■ Required task ■
Give the data again exactly as written, skipping any pictures.

• • • • • • •

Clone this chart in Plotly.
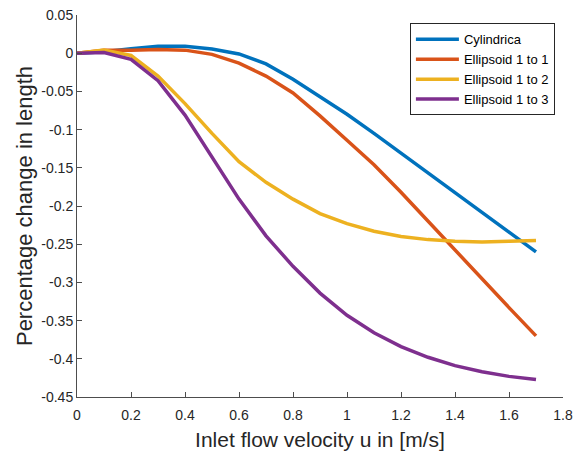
import plotly.graph_objects as go

u = [0.0, 0.1, 0.2, 0.3, 0.4, 0.5, 0.6, 0.7, 0.8, 0.9, 1.0, 1.1, 1.2, 1.3, 1.4, 1.5, 1.6, 1.7]
cylindrica = [0.0, 0.002, 0.006, 0.009, 0.009, 0.0055, -0.001, -0.014, -0.034, -0.057, -0.080, -0.105, -0.131, -0.157, -0.183, -0.209, -0.234, -0.260]
ellipsoid_1_1 = [0.0, 0.004, 0.004, 0.005, 0.004, -0.0015, -0.013, -0.030, -0.052, -0.082, -0.114, -0.146, -0.182, -0.220, -0.258, -0.296, -0.333, -0.370]
ellipsoid_1_2 = [0.0, 0.004, -0.003, -0.030, -0.066, -0.105, -0.142, -0.169, -0.191, -0.210, -0.223, -0.233, -0.240, -0.244, -0.246, -0.247, -0.246, -0.245]
ellipsoid_1_3 = [0.0, 0.001, -0.008, -0.036, -0.081, -0.136, -0.191, -0.239, -0.279, -0.314, -0.343, -0.366, -0.384, -0.398, -0.409, -0.417, -0.423, -0.427]

names = ["Cylindrica", "Ellipsoid 1 to 1", "Ellipsoid 1 to 2", "Ellipsoid 1 to 3"]
colors = ["#0072BD", "#D95319", "#EDB120", "#7E2F8E"]
series = [cylindrica, ellipsoid_1_1, ellipsoid_1_2, ellipsoid_1_3]

xticks = [0, 0.2, 0.4, 0.6, 0.8, 1.0, 1.2, 1.4, 1.6, 1.8]
xticklabels = ["0", "0.2", "0.4", "0.6", "0.8", "1", "1.2", "1.4", "1.6", "1.8"]
yticks = [0.05, 0, -0.05, -0.1, -0.15, -0.2, -0.25, -0.3, -0.35, -0.4, -0.45]
yticklabels = ["0.05", "0", "-0.05", "-0.1", "-0.15", "-0.2", "-0.25", "-0.3", "-0.35", "-0.4", "-0.45"]

fig = go.Figure()
for name, col, ys in zip(names, colors, series):
    fig.add_trace(go.Scatter(x=u, y=ys, mode="lines", name=name,
                             line=dict(color=col, width=3.5)))

axcol = "#4d4d4d"
fig.update_layout(
    width=575, height=451,
    margin=dict(l=77, r=12, t=15, b=54),
    paper_bgcolor="white", plot_bgcolor="white",
    font=dict(family="Liberation Sans, Arial, sans-serif", color="#262626"),
    showlegend=True,
    legend=dict(x=0.685, y=0.978, xanchor="left", yanchor="top",
                bordercolor="#262626", borderwidth=1, bgcolor="white",
                itemwidth=43,
                font=dict(size=13, color="#000000"), tracegroupgap=0),
    xaxis=dict(range=[0, 1.8], tickvals=xticks, ticktext=xticklabels,
               automargin=False,
               showgrid=False, zeroline=False, showline=True, linecolor=axcol,
               linewidth=1, ticks="inside", ticklen=5, tickcolor=axcol,
               ticklabelstandoff=5,
               tickfont=dict(size=14, color="#262626"),
               title=dict(text="Inlet flow velocity u in [m/s]", font=dict(size=21, color="#262626"))),
    yaxis=dict(range=[-0.45, 0.05], tickvals=yticks, ticktext=yticklabels,
               automargin=False,
               showgrid=False, zeroline=False, showline=True, linecolor=axcol,
               linewidth=1, ticks="inside", ticklen=5, tickcolor=axcol,
               tickfont=dict(size=14, color="#262626"),
               title=dict(text="Percentage change in length", standoff=2,
                          font=dict(size=22, color="#262626"))),
)

fig.write_html("out.html")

• • • • • • •

■ Result ■
Clone this chart in Plotly.
import plotly.graph_objects as go

u = [0.0, 0.1, 0.2, 0.3, 0.4, 0.5, 0.6, 0.7, 0.8, 0.9, 1.0, 1.1, 1.2, 1.3, 1.4, 1.5, 1.6, 1.7]
cylindrica = [0.0, 0.002, 0.006, 0.009, 0.009, 0.0055, -0.001, -0.014, -0.034, -0.057, -0.080, -0.105, -0.131, -0.157, -0.183, -0.209, -0.234, -0.260]
ellipsoid_1_1 = [0.0, 0.004, 0.004, 0.005, 0.004, -0.0015, -0.013, -0.030, -0.052, -0.082, -0.114, -0.146, -0.182, -0.220, -0.258, -0.296, -0.333, -0.370]
ellipsoid_1_2 = [0.0, 0.004, -0.003, -0.030, -0.066, -0.105, -0.142, -0.169, -0.191, -0.210, -0.223, -0.233, -0.240, -0.244, -0.246, -0.247, -0.246, -0.245]
ellipsoid_1_3 = [0.0, 0.001, -0.008, -0.036, -0.081, -0.136, -0.191, -0.239, -0.279, -0.314, -0.343, -0.366, -0.384, -0.398, -0.409, -0.417, -0.423, -0.427]

names = ["Cylindrica", "Ellipsoid 1 to 1", "Ellipsoid 1 to 2", "Ellipsoid 1 to 3"]
colors = ["#0072BD", "#D95319", "#EDB120", "#7E2F8E"]
series = [cylindrica, ellipsoid_1_1, ellipsoid_1_2, ellipsoid_1_3]

xticks = [0, 0.2, 0.4, 0.6, 0.8, 1.0, 1.2, 1.4, 1.6, 1.8]
xticklabels = ["0", "0.2", "0.4", "0.6", "0.8", "1", "1.2", "1.4", "1.6", "1.8"]
yticks = [0.05, 0, -0.05, -0.1, -0.15, -0.2, -0.25, -0.3, -0.35, -0.4, -0.45]
yticklabels = ["0.05", "0", "-0.05", "-0.1", "-0.15", "-0.2", "-0.25", "-0.3", "-0.35", "-0.4", "-0.45"]

fig = go.Figure()
for name, col, ys in zip(names, colors, series):
    fig.add_trace(go.Scatter(x=u, y=ys, mode="lines", name=name,
                             line=dict(color=col, width=3.5)))

axcol = "#4d4d4d"
fig.update_layout(
    width=575, height=451,
    margin=dict(l=77, r=12, t=15, b=54),
    paper_bgcolor="white", plot_bgcolor="white",
    font=dict(family="Liberation Sans, Arial, sans-serif", color="#262626"),
    showlegend=True,
    legend=dict(x=0.685, y=0.978, xanchor="left", yanchor="top",
                bordercolor="#262626", borderwidth=1, bgcolor="white",
                itemwidth=43,
                font=dict(size=13, color="#000000"), tracegroupgap=0),
    xaxis=dict(range=[0, 1.8], tickvals=xticks, ticktext=xticklabels,
               automargin=False,
               showgrid=False, zeroline=False, showline=True, linecolor=axcol,
               linewidth=1, ticks="inside", ticklen=5, tickcolor=axcol,
               ticklabelstandoff=5,
               tickfont=dict(size=14, color="#262626"),
               title=dict(text="Inlet flow velocity u in [m/s]", font=dict(size=21, color="#262626"))),
    yaxis=dict(range=[-0.45, 0.05], tickvals=yticks, ticktext=yticklabels,
               automargin=False,
               showgrid=False, zeroline=False, showline=True, linecolor=axcol,
               linewidth=1, ticks="inside", ticklen=5, tickcolor=axcol,
               tickfont=dict(size=14, color="#262626"),
               title=dict(text="Percentage change in length", standoff=2,
                          font=dict(size=22, color="#262626"))),
)

fig.write_html("out.html")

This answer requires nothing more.